TL; DR: Automated Companies — Food for Agile Thought #491
Welcome to the 491st edition of the Food for Agile Thought newsletter, shared with 42,669 peers. This week, Dwarkesh Patel envisions AI-powered automated companies that replace hiring, learning, and leadership with computing, radically reshaping how economies function. John Cutler curates 270 behaviors and 180 rituals from product leaders at Canva, Stripe, Notion, and more, revealing what makes strong product cultures tick. Ash Maurya rethinks roadmaps with a traction-first, constraint-driven approach. Ethan Mollick highlights how subtle personality tweaks in AI affect trust and influence, while Simon Willison uncovers ChatGPT o3’s eerily precise photo-location guessing, blending vision and reasoning in ways both brilliant and unsettling.

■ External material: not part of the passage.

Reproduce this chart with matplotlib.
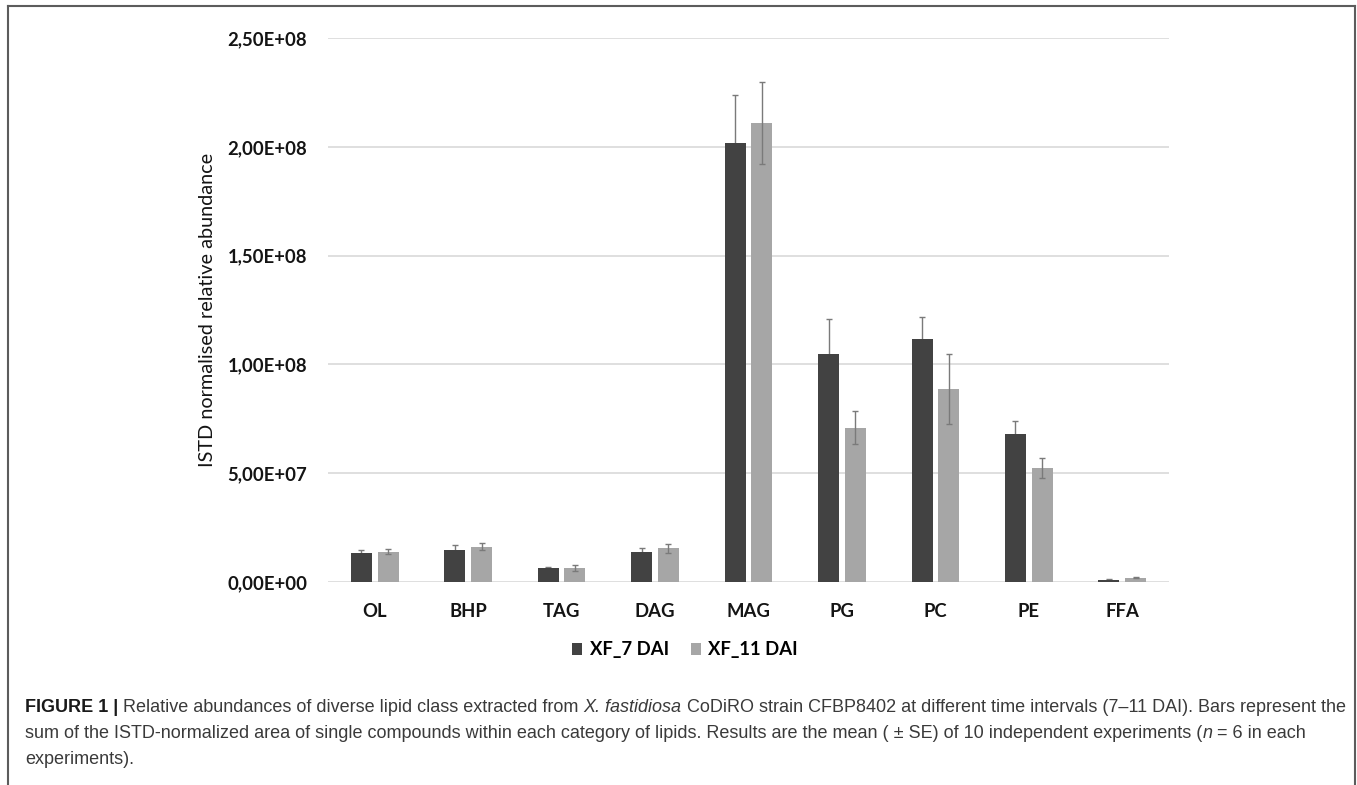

Next, Aakash Gupta shares how Attio builds AI-native products that disappear into workflows, avoiding flashy bolt-ons. Christina Wodtke warns against outsourcing thinking to AI, urging leaders to engage deeply with data, and Sangeet Paul Choudary dismantles shallow AI memes, redirecting focus to system-level change. Meanwhile, Anthropic’s analysis shows that Claude Code is rapidly reshaping front-end development, especially in startup environments.

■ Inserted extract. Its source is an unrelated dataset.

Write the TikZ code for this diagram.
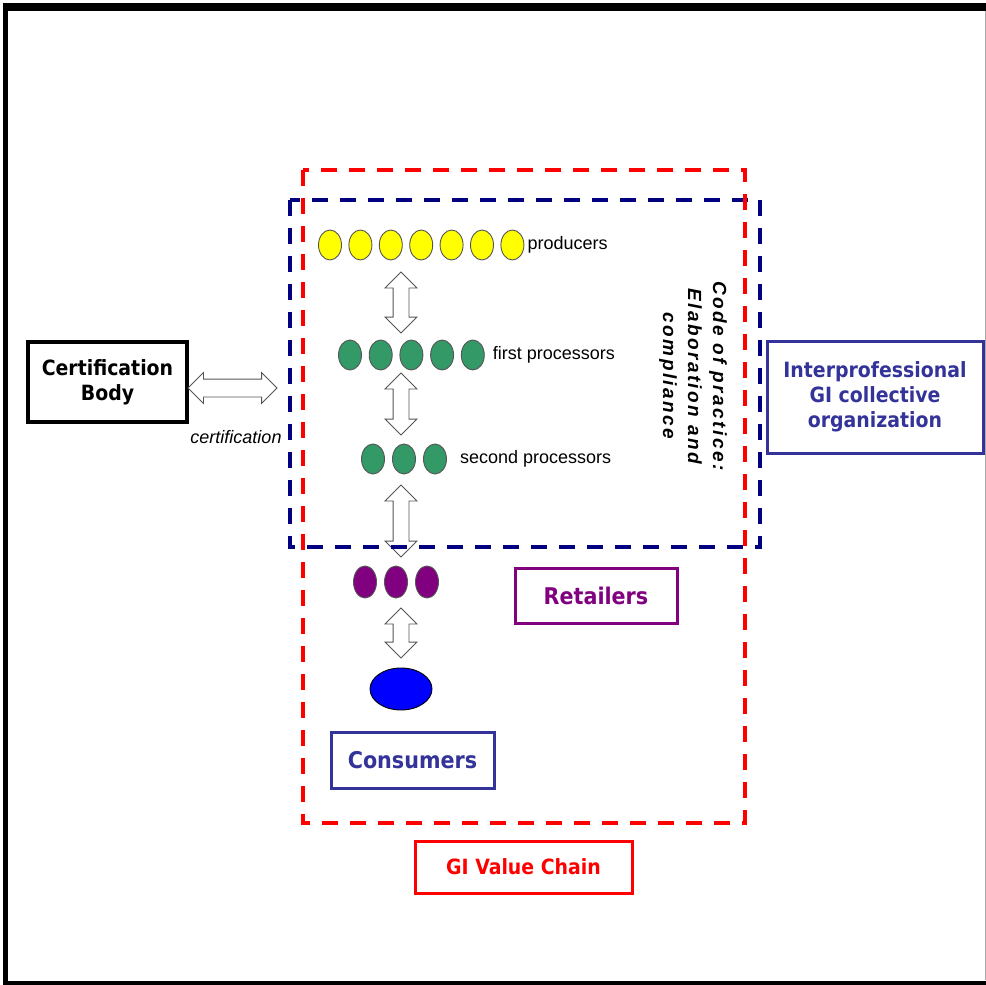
\documentclass[tikz,border=0pt]{standalone}
\usepackage{fontspec}
\setmainfont{Liberation Sans}
\newfontfamily\rotulo{DejaVu Sans Condensed Bold}
\newfontfamily\codigo{Liberation Sans}[LetterSpace=13]
\usetikzlibrary{shapes.geometric,shapes.arrows}
\definecolor{rojo}{HTML}{FF0000}
\definecolor{marino}{HTML}{000080}
\definecolor{morado}{HTML}{800080}
\definecolor{indigo}{HTML}{333399}
\definecolor{amarillo}{HTML}{FFFF00}
\definecolor{verde}{HTML}{339966}
\definecolor{azul}{HTML}{0000FF}
\definecolor{gris}{HTML}{555555}

\tikzset{
  grano/.style={ellipse, draw=gris, line width=0.9pt, inner sep=0pt, minimum width=23pt, minimum height=30pt},
  flecha/.style={double arrow, draw=gris, fill=white, line width=0.8pt, inner xsep=0pt, inner ysep=7.5pt,
    minimum width=31pt, double arrow head extend=8pt},
  caja/.style={draw, line width=3pt, inner sep=0pt, align=center, font=\rotulo\fontsize{21}{25}\selectfont},
  etiqueta/.style={anchor=west, inner sep=0pt, font=\fontsize{18}{21}\selectfont},
  marco/.style={dashed, dash pattern=on 16pt off 12pt, line width=4pt}
}

\begin{document}
\begin{tikzpicture}[x=1pt, y=-1pt]
  \useasboundingbox (0,0) rectangle (986,985);
  \fill[white] (0,0) rectangle (986,985);

  % Marco exterior
  \draw[black, line width=8pt] (3,6.7) -- (986,6.7);
  \draw[black, line width=5pt] (5.6,3) -- (5.6,985);
  \draw[black, line width=4.5pt] (3,982.8) -- (986,982.8);
  \draw[gris!50, line width=1pt] (985,11) -- (985,980);

  % Productores
  \foreach \i in {1,...,7}
    \node[grano, fill=amarillo] (prod\i) at ({330+30.4*(\i-1)},245) {};
  \node[etiqueta] (prodlbl) at ([xshift=3pt]prod7.east) {producers};

  % Primeros transformadores
  \foreach \i in {1,...,5}
    \node[grano, fill=verde] (pri\i) at ({350+30.7*(\i-1)},355) {};
  \node[etiqueta] (prilbl) at ([xshift=8pt]pri5.east) {first processors};

  % Segundos transformadores
  \foreach \i in {1,...,3}
    \node[grano, fill=verde] (seg\i) at ({373+31*(\i-1)},459) {};
  \node[etiqueta] (seglbl) at ([xshift=13pt]seg3.east) {second processors};

  % Minoristas y consumidores
  \foreach \i in {1,...,3}
    \node[grano, fill=morado, minimum height=32pt] (min\i) at ({365+31*(\i-1)},582) {};
  \node[ellipse, draw=black, line width=0.9pt, fill=azul, inner sep=0pt,
    minimum width=62pt, minimum height=42pt] (cons) at (401,689) {};

  % Flechas de la cadena
  \node[flecha, rotate=90, minimum height=61pt] (f1) at (cons |- 0,302.5) {};
  \node[flecha, rotate=90, minimum height=62pt] (f2) at (cons |- 0,404) {};
  \node[flecha, rotate=90, minimum height=72pt] (f3) at (cons |- 0,521) {};
  \node[flecha, rotate=90, minimum height=50pt] (f4) at (cons |- 0,633) {};

  % Organismo de certificacion
  \node[caja, draw=black, line width=4pt, minimum width=159pt, minimum height=80pt] (certif) at (107.5,382) {Certification\\Body};
  \node[flecha, minimum height=89pt, inner ysep=8.5pt, minimum width=30pt, double arrow head extend=6.5pt] (fcert) at (232.5,388) {};
  \node[etiqueta, anchor=center, font=\itshape\fontsize{18}{21}\selectfont] (certlbl) at (236,437) {certification};

  % Cajas de colores
  \node[caja, draw=morado, text=morado, minimum width=162pt, minimum height=55pt,
    font=\rotulo\fontsize{23}{27}\selectfont] (minor) at (596,595.5) {Retailers};
  \node[caja, draw=indigo, text=indigo, minimum width=163pt, minimum height=56pt,
    font=\rotulo\fontsize{23}{27}\selectfont] (consum) at (412.5,760) {Consumers};
  \node[caja, draw=rojo, text=rojo, minimum width=217pt, minimum height=52pt] (cadena) at (523.5,867) {GI Value Chain};
  \node[caja, draw=indigo, text=indigo, minimum width=216pt, minimum height=112pt] (interpro) at (875,397)
    {Interprofessional\\GI collective\\organization};

  % Codigo de practicas
  \node[rotate=-90, align=center, inner sep=0pt, font=\codigo\bfseries\itshape\fontsize{19}{25}\selectfont] (codigo) at (693,376)
    {Code of practice:\\Elaboration and\\compliance};

  % Recuadros discontinuos
  \draw[marco, marino] (290,200) rectangle (760,547);
  \draw[marco, rojo] (303,170) rectangle (745,823);
\end{tikzpicture}
\end{document}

Lastly, Willem-Jan Ageling outlines when and how to abandon Scrum; Gregor Ojstersek explores fixing “work about work” with more intelligent systems and AI, while McKinsey links decision quality to strategic speed. Moreover, Petra Wille and Teresa Torres reframe capacity planning conflicts, and Brian Feister debunks AI coding hype, pushing for experience-based, question-led practices over blind automation.